--- Begin ---
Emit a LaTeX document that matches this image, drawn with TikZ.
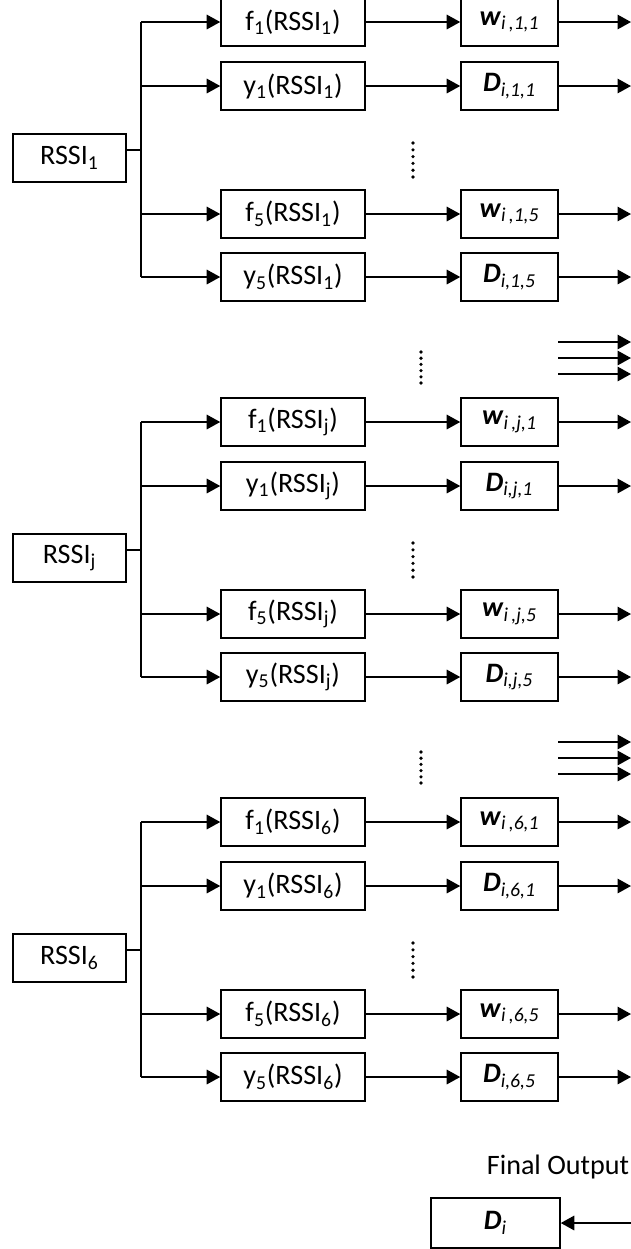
\documentclass[tikz,border=0pt]{standalone}
\usepackage{fontspec}
\setmainfont{Carlito}
\usetikzlibrary{arrows.meta,positioning}

\newcommand{\wlab}[2]{\textbf{\textit{w}}\textsubscript{\textit{i\,,#1,#2}}}
\newcommand{\dlab}[2]{\textbf{\textit{D}}\textsubscript{\textit{i,#1,#2}}}

\begin{document}
\begin{tikzpicture}[
  x=0.02cm, y=-0.02cm,
  font=\fontsize{16}{19}\selectfont,
  box/.style={draw, line width=0.9pt, inner sep=0pt, minimum height=0.96cm, align=center},
  inbox/.style={box, minimum width=2.26cm},
  funbox/.style={box, minimum width=2.88cm},
  outbox/.style={box, minimum width=1.94cm},
  arr/.style={-{Triangle[length=2.7mm,width=2.9mm]}, line width=0.9pt},
  lne/.style={line width=0.9pt},
  vdot/.style={fill=black}
]
\useasboundingbox (0,0) rectangle (631,1249);
% --- one block per RSSI input ---
\foreach \blk/\sub/\yo in {a/1/0, b/j/400, c/6/800} {
  \node[inbox] (rssi\blk) at (69.5,158+\yo) {RSSI\textsubscript{\sub}};
  \coordinate (hub\blk) at (141,150+\yo);
  \foreach \row/\fn/\idx/\yr/\outlab in {1/f/1/22/\wlab, 2/y/1/86/\dlab, 3/f/5/214/\wlab, 4/y/5/277/\dlab} {
    \node[funbox] (fun\row\blk) at (293,\yr+\yo) {\fn\textsubscript{\idx}(RSSI\textsubscript{\sub})};
    \node[outbox] (out\row\blk) at (509.5,\yr+\yo) {\outlab{\sub}{\idx}};
    \coordinate (end\row\blk) at (631,\yr+\yo);
    \draw[arr] (fun\row\blk.west -| hub\blk) -- (fun\row\blk.west);
    \draw[arr] (fun\row\blk) -- (out\row\blk);
    \draw[arr] (out\row\blk) -- (end\row\blk);
  }
  % trunk and stub
  \draw[lne] (fun1\blk.west -| hub\blk) -- (fun4\blk.west -| hub\blk);
  \draw[lne] (hub\blk -| rssi\blk.east) -- (hub\blk);
  % dots between f1/y1 and f5/y5
  \foreach \k in {0,...,5}
    \fill[vdot] (413,143+\yo+\k*6.8) circle (1.8);
}
% --- gaps between blocks ---
\foreach \g/\yo in {a/0, b/400} {
  \foreach \k in {0,...,5}
    \fill[vdot] (421,352+\yo+\k*6.2) circle (1.8);
  \foreach \n/\yr in {1/342, 2/358, 3/374} {
    \coordinate (gs\g\n) at (558,\yr+\yo);
    \coordinate (ge\g\n) at (631,\yr+\yo);
    \draw[arr] (gs\g\n) -- (ge\g\n);
  }
}
% --- final output ---
\node (final) at (558,1167) {Final Output};
\node[box, minimum width=2.58cm, minimum height=1cm] (di) at (495.5,1223) {\textbf{\textit{D}}\textsubscript{\textit{i}}};
\coordinate (diin) at (631,1223);
\draw[arr] (diin) -- (di.east);
\end{tikzpicture}
\end{document}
--- End ---
» Problem requirements
The data above needs to be retyped exactly, with the images left out.

» Answer to the problem
Emit a LaTeX document that matches this image, drawn with TikZ.
\documentclass[tikz,border=0pt]{standalone}
\usepackage{fontspec}
\setmainfont{Carlito}
\usetikzlibrary{arrows.meta,positioning}

\newcommand{\wlab}[2]{\textbf{\textit{w}}\textsubscript{\textit{i\,,#1,#2}}}
\newcommand{\dlab}[2]{\textbf{\textit{D}}\textsubscript{\textit{i,#1,#2}}}

\begin{document}
\begin{tikzpicture}[
  x=0.02cm, y=-0.02cm,
  font=\fontsize{16}{19}\selectfont,
  box/.style={draw, line width=0.9pt, inner sep=0pt, minimum height=0.96cm, align=center},
  inbox/.style={box, minimum width=2.26cm},
  funbox/.style={box, minimum width=2.88cm},
  outbox/.style={box, minimum width=1.94cm},
  arr/.style={-{Triangle[length=2.7mm,width=2.9mm]}, line width=0.9pt},
  lne/.style={line width=0.9pt},
  vdot/.style={fill=black}
]
\useasboundingbox (0,0) rectangle (631,1249);
% --- one block per RSSI input ---
\foreach \blk/\sub/\yo in {a/1/0, b/j/400, c/6/800} {
  \node[inbox] (rssi\blk) at (69.5,158+\yo) {RSSI\textsubscript{\sub}};
  \coordinate (hub\blk) at (141,150+\yo);
  \foreach \row/\fn/\idx/\yr/\outlab in {1/f/1/22/\wlab, 2/y/1/86/\dlab, 3/f/5/214/\wlab, 4/y/5/277/\dlab} {
    \node[funbox] (fun\row\blk) at (293,\yr+\yo) {\fn\textsubscript{\idx}(RSSI\textsubscript{\sub})};
    \node[outbox] (out\row\blk) at (509.5,\yr+\yo) {\outlab{\sub}{\idx}};
    \coordinate (end\row\blk) at (631,\yr+\yo);
    \draw[arr] (fun\row\blk.west -| hub\blk) -- (fun\row\blk.west);
    \draw[arr] (fun\row\blk) -- (out\row\blk);
    \draw[arr] (out\row\blk) -- (end\row\blk);
  }
  % trunk and stub
  \draw[lne] (fun1\blk.west -| hub\blk) -- (fun4\blk.west -| hub\blk);
  \draw[lne] (hub\blk -| rssi\blk.east) -- (hub\blk);
  % dots between f1/y1 and f5/y5
  \foreach \k in {0,...,5}
    \fill[vdot] (413,143+\yo+\k*6.8) circle (1.8);
}
% --- gaps between blocks ---
\foreach \g/\yo in {a/0, b/400} {
  \foreach \k in {0,...,5}
    \fill[vdot] (421,352+\yo+\k*6.2) circle (1.8);
  \foreach \n/\yr in {1/342, 2/358, 3/374} {
    \coordinate (gs\g\n) at (558,\yr+\yo);
    \coordinate (ge\g\n) at (631,\yr+\yo);
    \draw[arr] (gs\g\n) -- (ge\g\n);
  }
}
% --- final output ---
\node (final) at (558,1167) {Final Output};
\node[box, minimum width=2.58cm, minimum height=1cm] (di) at (495.5,1223) {\textbf{\textit{D}}\textsubscript{\textit{i}}};
\coordinate (diin) at (631,1223);
\draw[arr] (diin) -- (di.east);
\end{tikzpicture}
\end{document}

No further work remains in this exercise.